Following whuber: In the joint distribution function, we have \begin{align*} f(y_1,y_2)&=\frac{e^{-Q/2}}{2\pi\sigma_1\sigma_2\sqrt{1-\rho^2}},\quad\text{where}\\ -\frac{Q}{2}&=-\frac{1}{2(1-\rho^2)}\left[ \frac{(y_1-\mu_1)^2}{\sigma_1^2} -2\rho\,\frac{(y_1-\mu_1)(y_2-\mu_2)}{\sigma_1\sigma_2} +\frac{(y_2-\mu_2)^2}{\sigma_2^2} \right].\\ \text{Let}\quad T&=\frac{(y_1-\mu_1)^2}{\sigma_1^2} -2\rho\,\frac{(y_1-\mu_1)(y_2-\mu_2)}{\sigma_1\sigma_2} +\frac{(y_2-\mu_2)^2}{\sigma_2^2}. \end{align*} We seek an affine transformation so that $$T$$ has no cross-term between the new variables. We can obtain this by diagonalizing the quadratic form given.
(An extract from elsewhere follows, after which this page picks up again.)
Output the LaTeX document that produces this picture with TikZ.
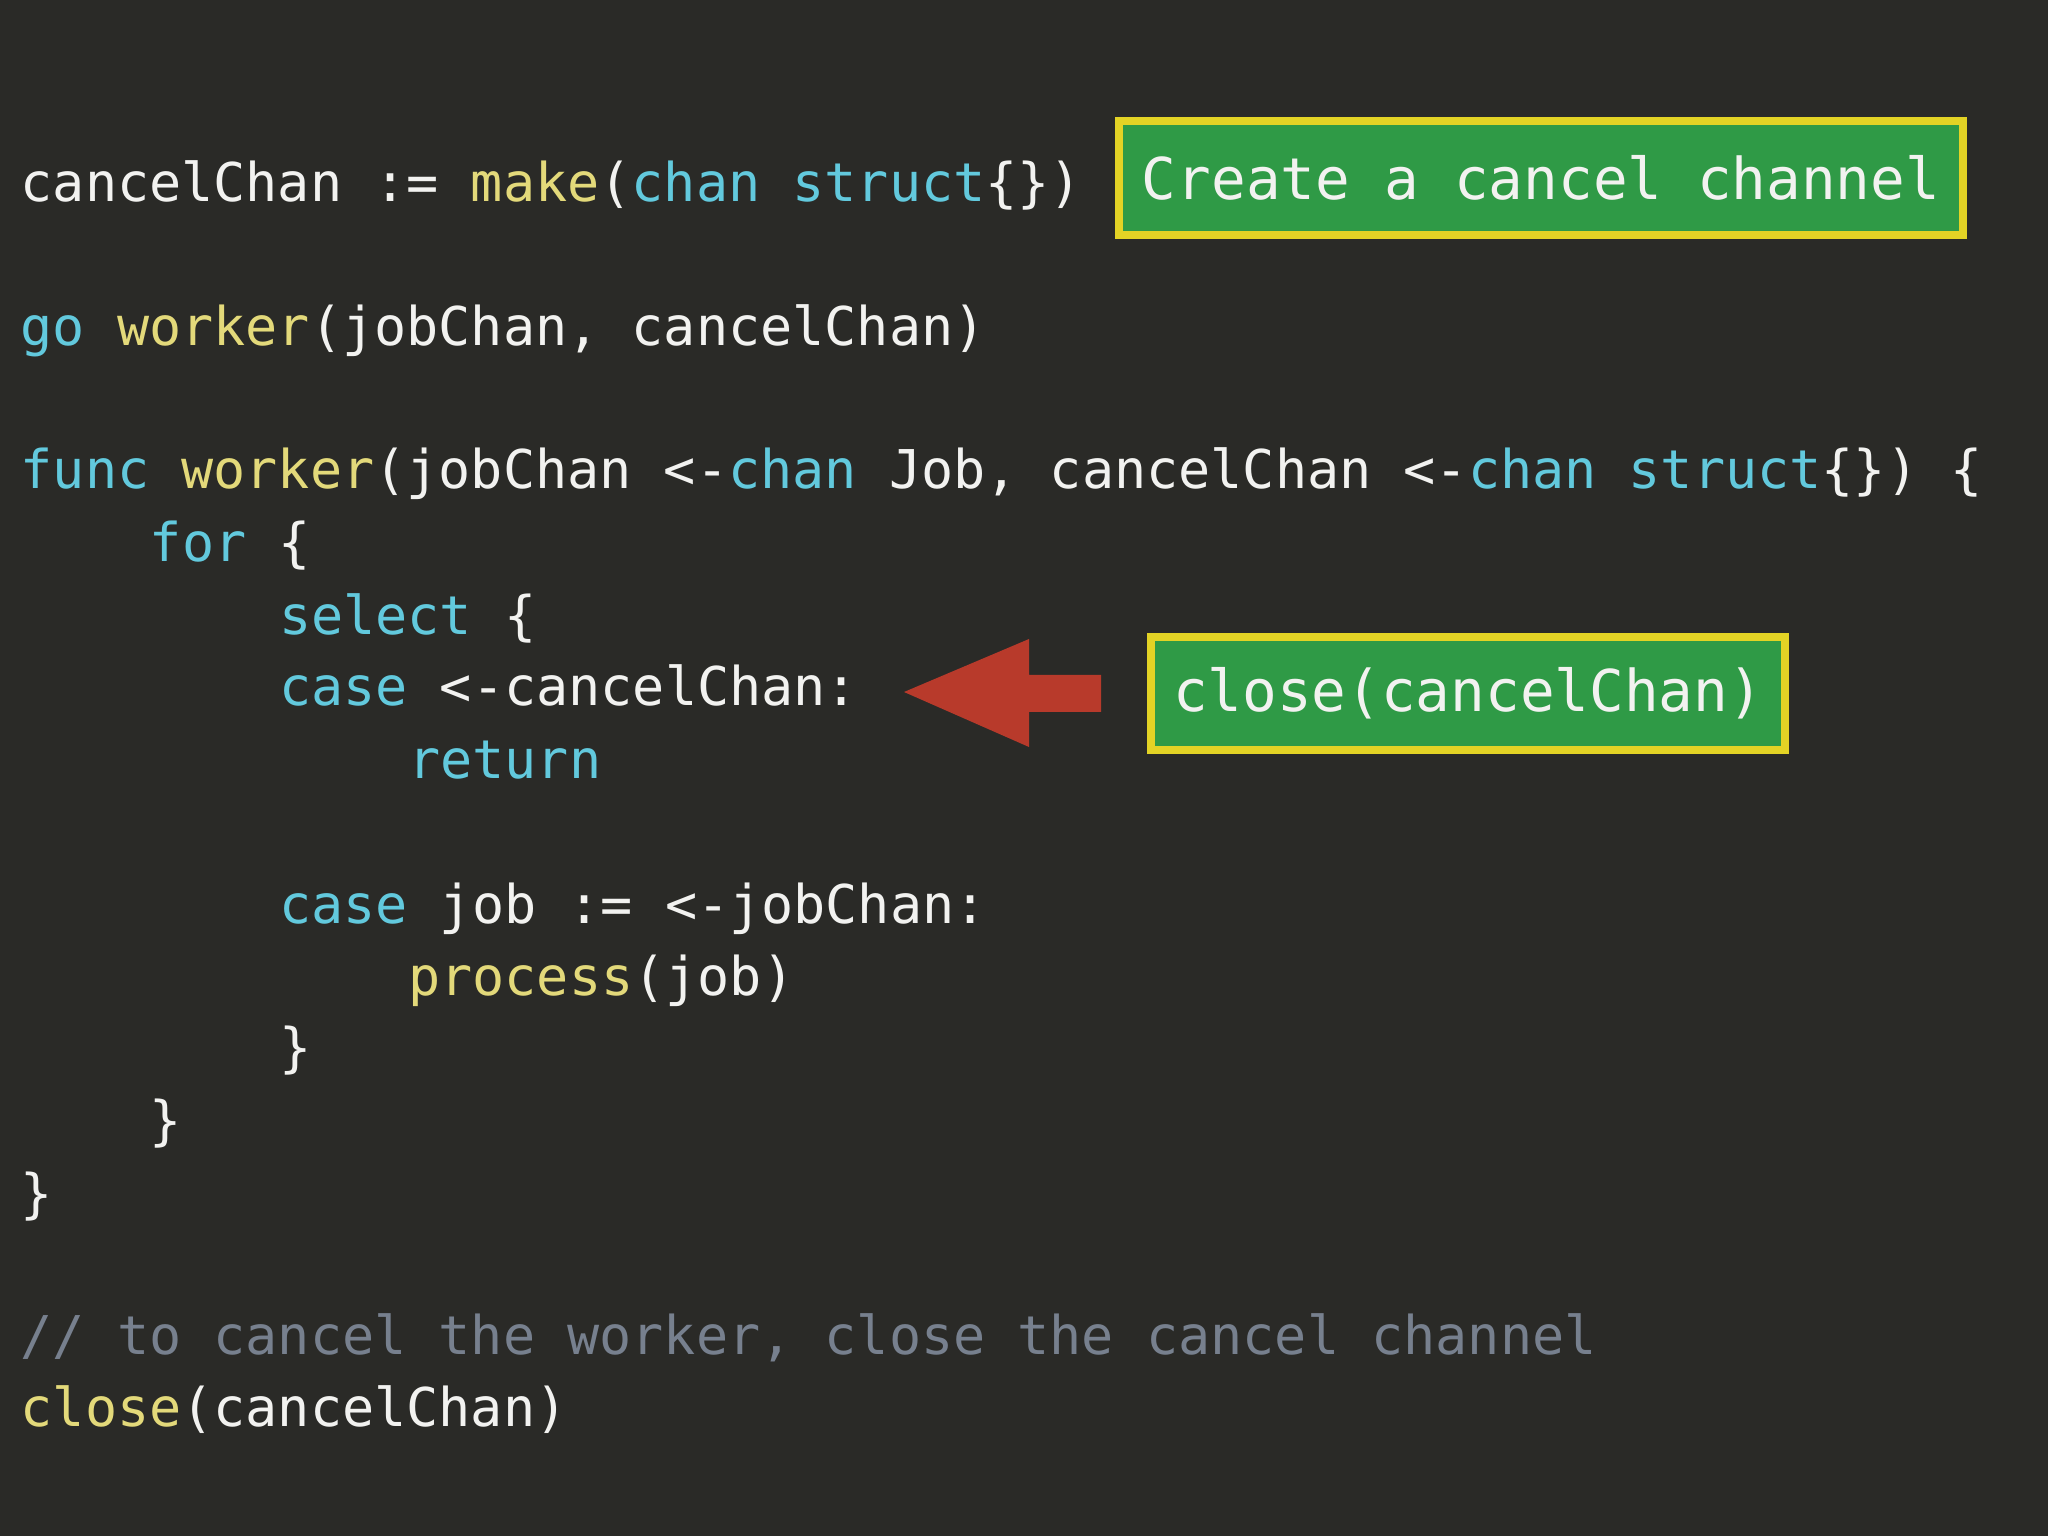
\documentclass[tikz,border=0pt]{standalone}
\usepackage{fontspec}
\setmonofont{DejaVu Sans Mono}
\definecolor{bg}{HTML}{2A2A27}
\definecolor{kw}{HTML}{62C9DD}
\definecolor{fn}{HTML}{E3D97A}
\definecolor{tx}{HTML}{F2F2F0}
\definecolor{cm}{HTML}{77808E}
\definecolor{gbox}{HTML}{2F9A46}
\definecolor{ybord}{HTML}{E3D325}
\definecolor{redarr}{HTML}{B83A2B}
\newcommand{\kwd}[1]{\textcolor{kw}{#1}}
\newcommand{\fnc}[1]{\textcolor{fn}{#1}}
\tikzset{
  code/.style={anchor=base west, inner sep=0pt, text=tx, font=\ttfamily\fontsize{15.2}{18}\selectfont},
  note/.style={draw=ybord, line width=2.2pt, fill=gbox, text=tx, inner sep=0pt,
     font=\ttfamily\fontsize{16.4}{19}\selectfont},
}
\begin{document}
\begin{tikzpicture}[x=1cm,y=1cm]
\fill[bg] (0,0) rectangle (20.48,-15.36);
\useasboundingbox (0,0) rectangle (20.48,-15.36);
\def\cw{0.323}
\node[code] (l1) at (0.2,-2.02) {cancelChan := \fnc{make}(\kwd{chan struct}\{\})};
\node[code] (l2) at (0.2,-3.46) {\kwd{go} \fnc{worker}(jobChan, cancelChan)};
\node[code] (l3) at (0.2,-4.89) {\kwd{func} \fnc{worker}(jobChan <-\kwd{chan} Job, cancelChan <-\kwd{chan struct}\{\}) \{};
\node[code] (l4) at (0.2+4*\cw,-5.61) {\kwd{for} \{};
\node[code] (l5) at (0.2+8*\cw,-6.35) {\kwd{select} \{};
\node[code] (l6) at (0.2+8*\cw,-7.06) {\kwd{case} <-cancelChan:};
\node[code] (l7) at (0.2+12*\cw,-7.79) {\kwd{return}};
\node[code] (l8) at (0.2+8*\cw,-9.23) {\kwd{case} job := <-jobChan:};
\node[code] (l9) at (0.2+12*\cw,-9.95) {\fnc{process}(job)};
\node[code] (l10) at (0.2+8*\cw,-10.67) {\}};
\node[code] (l11) at (0.2+4*\cw,-11.40) {\}};
\node[code] (l12) at (0.2,-12.12) {\}};
\node[code,text=cm] (l13) at (0.2,-13.54) {// to cancel the worker, close the cancel channel};
\node[code] (l14) at (0.2,-14.26) {\fnc{close}(cancelChan)};
\node[note, minimum width=8.44cm, minimum height=1.14cm] (n1) at (15.41,-1.78) {Create a cancel channel};
\node[note, minimum width=6.34cm, minimum height=1.13cm] (n2) at (14.68,-6.935) {close(cancelChan)};
\fill[redarr] (9.04,-6.92) -- (10.29,-6.39) -- (10.29,-6.75) -- (11.01,-6.75)
  -- (11.01,-7.12) -- (10.29,-7.12) -- (10.29,-7.47) -- cycle;
\end{tikzpicture}
\end{document}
First, we simplify to regular $$z$$ terms: \begin{align*} Z_1&=\frac{Y_1-\mu_1}{\sigma_1}\\ Z_2&=\frac{Y_2-\mu_2}{\sigma_2}\\ T&=z_1^2-2\rho z_1z_2+z_2^2\\ &= \left[\begin{matrix}z_1 &z_2\end{matrix}\right] \left[\begin{matrix}1 &-\rho\\-\rho &1\end{matrix}\right] \left[\begin{matrix}z_1\\z_2\end{matrix}\right] \end{align*} Diagonalizing the matrix $$\left[\begin{matrix}1 &-\rho\\-\rho &1\end{matrix}\right]$$ yields $$\left[\begin{matrix}1 &-\rho\\-\rho &1\end{matrix}\right]= \frac{1}{\sqrt{2}}\left[\begin{matrix}1 &-1\\1 &1\end{matrix}\right] \left[\begin{matrix}1-\rho &0\\0 &1+\rho\end{matrix}\right] \left[\begin{matrix}1 &1\\-1 &1\end{matrix}\right]\frac{1}{\sqrt{2}}$$ So the new transformation is \begin{align*} \hat{Z}_1&=\frac{Z_1+Z_2}{\sqrt{2}}\\ \hat{Z}_2&=\frac{-Z_1+Z_2}{\sqrt{2}}. \end{align*} You can show that $$\operatorname{Cov}\!\left(\hat{Z}_1,\hat{Z}_2\right)=0.$$ Because the transformations are affine, the new distributions are also normal, and hence independent. Note that $$\hat{\mu}_1=0=\hat{\mu}_2,$$ and $$\hat{\sigma}_1=1=\hat{\sigma}_2.$$ Let \begin{align*} c_1&=\frac{c-\mu_1}{\sigma_1}\\ c_2&=\frac{c-\mu_2}{\sigma_2}\\ \hat{c}_1&=\sqrt{2}\,c_1\\ \hat{c}_2&=\sqrt{2}\,c_2. \end{align*} Now we translate the original probability problem: we want to show \begin{align*} P(Y_1\le c,Y_2\le c)&\ge P(Y_1\le c)\,P(Y_2\le c)\\ P\!\left(Z_1\le c_1,Z_2\le c_2\right) &\ge P\!\left(Z_1\le c_1\right) P\!\left(Z_2\le c_2\right)\\ P\!\left(\hat{Z}_1-\hat{Z}_2\le \hat{c}_1,\hat{Z}_1+\hat{Z}_2\le \hat{c}_2\right) &\ge P\!\left(\hat{Z}_1-\hat{Z}_2\le \hat{c}_1\right) P\!\left(\hat{Z}_1+\hat{Z}_2\le \hat{c}_2\right). \end{align*} This is saying that the "quadrant" defined by $$\hat{Z}_1-\hat{Z}_2\le \hat{c}_1,\hat{Z}_1+\hat{Z}_2\le \hat{c}_2$$ has a probability greater than the product of the two half-planes separately.